Aim: Search the material for the string "with" and copy each line where it occurs.

[START OF Data segment]

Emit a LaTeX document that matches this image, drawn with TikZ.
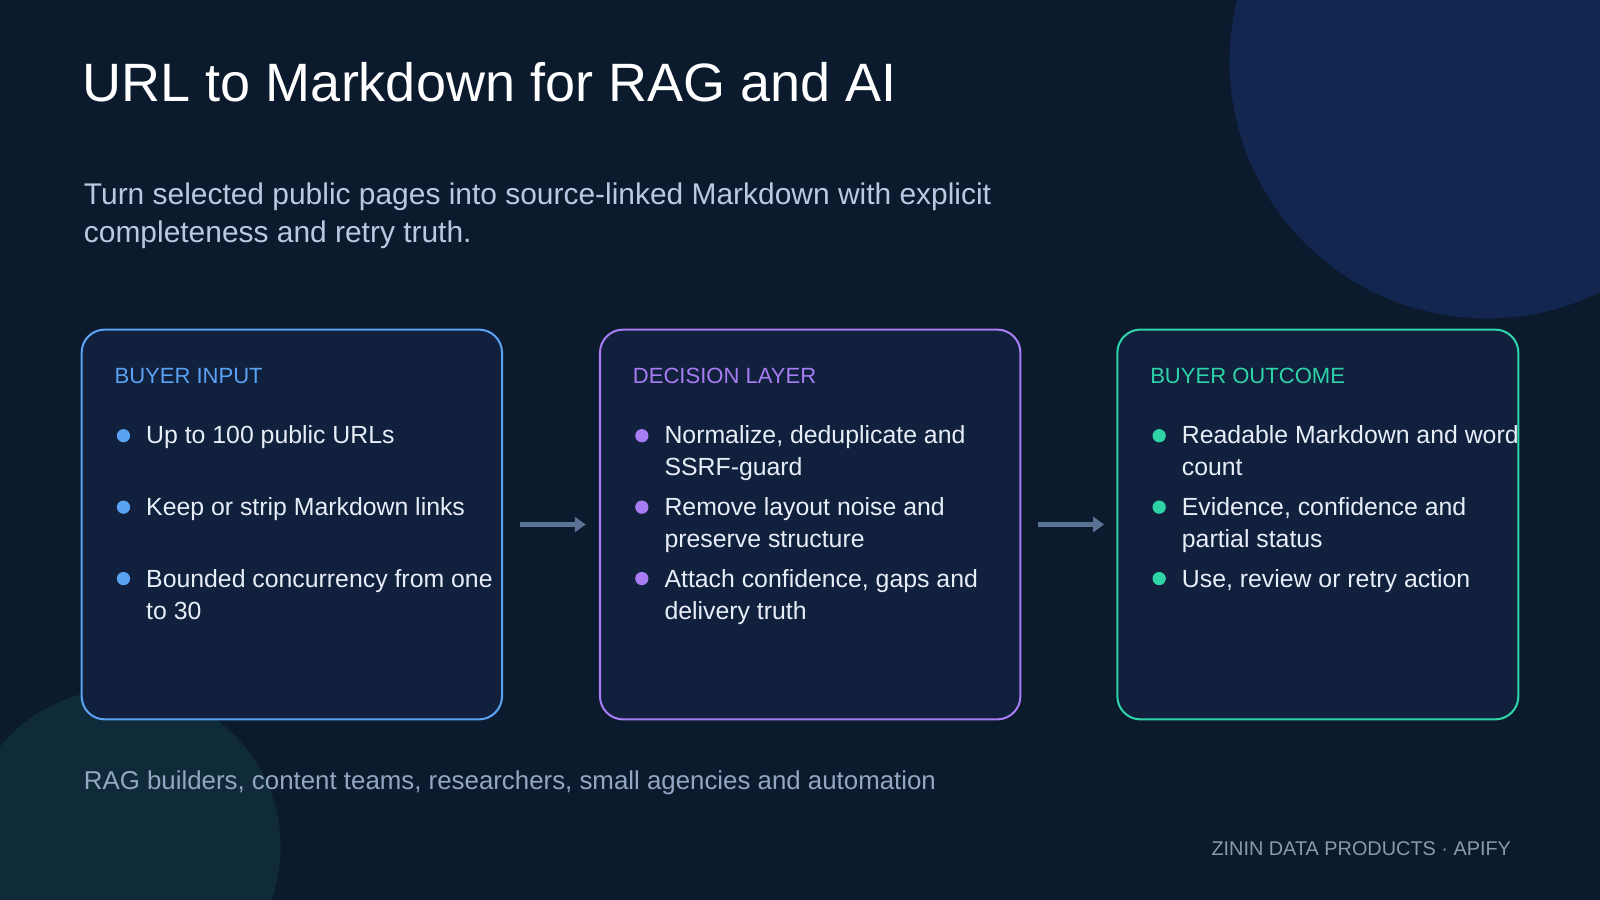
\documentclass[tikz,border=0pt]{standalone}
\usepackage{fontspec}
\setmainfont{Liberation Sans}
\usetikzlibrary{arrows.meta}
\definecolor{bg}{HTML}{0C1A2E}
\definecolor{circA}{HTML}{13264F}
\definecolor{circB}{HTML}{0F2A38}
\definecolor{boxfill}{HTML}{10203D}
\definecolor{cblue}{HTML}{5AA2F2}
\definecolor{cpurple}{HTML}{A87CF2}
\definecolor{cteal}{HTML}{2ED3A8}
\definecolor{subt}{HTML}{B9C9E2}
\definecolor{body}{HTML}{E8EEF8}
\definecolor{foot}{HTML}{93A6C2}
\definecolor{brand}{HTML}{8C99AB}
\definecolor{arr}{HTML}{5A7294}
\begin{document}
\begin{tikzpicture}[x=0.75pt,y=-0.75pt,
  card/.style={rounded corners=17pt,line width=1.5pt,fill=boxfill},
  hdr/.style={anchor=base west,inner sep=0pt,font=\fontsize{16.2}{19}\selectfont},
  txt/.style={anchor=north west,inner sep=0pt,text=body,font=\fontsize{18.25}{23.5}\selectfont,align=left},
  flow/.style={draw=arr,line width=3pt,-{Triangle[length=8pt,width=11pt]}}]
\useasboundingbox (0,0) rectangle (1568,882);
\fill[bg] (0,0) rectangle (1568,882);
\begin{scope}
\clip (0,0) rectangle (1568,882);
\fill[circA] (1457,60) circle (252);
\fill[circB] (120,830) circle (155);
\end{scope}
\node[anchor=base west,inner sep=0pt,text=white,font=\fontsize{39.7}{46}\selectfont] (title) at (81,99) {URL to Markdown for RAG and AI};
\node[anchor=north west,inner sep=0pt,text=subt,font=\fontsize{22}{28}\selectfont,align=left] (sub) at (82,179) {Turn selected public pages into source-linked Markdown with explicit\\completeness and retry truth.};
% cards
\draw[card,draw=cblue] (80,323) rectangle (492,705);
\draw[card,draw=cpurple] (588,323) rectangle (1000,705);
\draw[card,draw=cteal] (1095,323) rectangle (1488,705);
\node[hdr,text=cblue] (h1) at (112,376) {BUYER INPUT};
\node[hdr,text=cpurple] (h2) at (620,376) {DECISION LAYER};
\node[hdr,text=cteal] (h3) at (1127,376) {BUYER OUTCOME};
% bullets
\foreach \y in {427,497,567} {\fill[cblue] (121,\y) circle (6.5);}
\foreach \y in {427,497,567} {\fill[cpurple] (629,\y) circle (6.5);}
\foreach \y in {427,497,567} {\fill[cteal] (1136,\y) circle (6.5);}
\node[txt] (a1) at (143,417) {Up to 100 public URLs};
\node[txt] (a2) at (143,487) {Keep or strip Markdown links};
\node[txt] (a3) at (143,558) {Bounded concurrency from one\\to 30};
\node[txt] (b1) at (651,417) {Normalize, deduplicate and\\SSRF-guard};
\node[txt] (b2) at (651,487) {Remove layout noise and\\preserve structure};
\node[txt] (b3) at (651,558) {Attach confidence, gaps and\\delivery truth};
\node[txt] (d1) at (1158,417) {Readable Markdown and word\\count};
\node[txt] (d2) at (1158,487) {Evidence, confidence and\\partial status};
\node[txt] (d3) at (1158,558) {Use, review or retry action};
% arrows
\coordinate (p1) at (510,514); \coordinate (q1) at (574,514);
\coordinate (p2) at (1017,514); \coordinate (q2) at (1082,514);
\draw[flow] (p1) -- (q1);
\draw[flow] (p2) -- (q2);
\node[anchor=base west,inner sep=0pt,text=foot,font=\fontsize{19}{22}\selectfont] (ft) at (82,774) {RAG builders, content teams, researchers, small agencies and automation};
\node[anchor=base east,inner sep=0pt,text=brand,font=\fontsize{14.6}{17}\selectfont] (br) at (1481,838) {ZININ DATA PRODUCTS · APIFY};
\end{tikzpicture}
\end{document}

[END OF Data segment]

Complete output:
Emit a LaTeX document that matches this image, drawn with TikZ.
\node[anchor=north west,inner sep=0pt,text=subt,font=\fontsize{22}{28}\selectfont,align=left] (sub) at (82,179) {Turn selected public pages into source-linked Markdown with explicit\\completeness and retry truth.};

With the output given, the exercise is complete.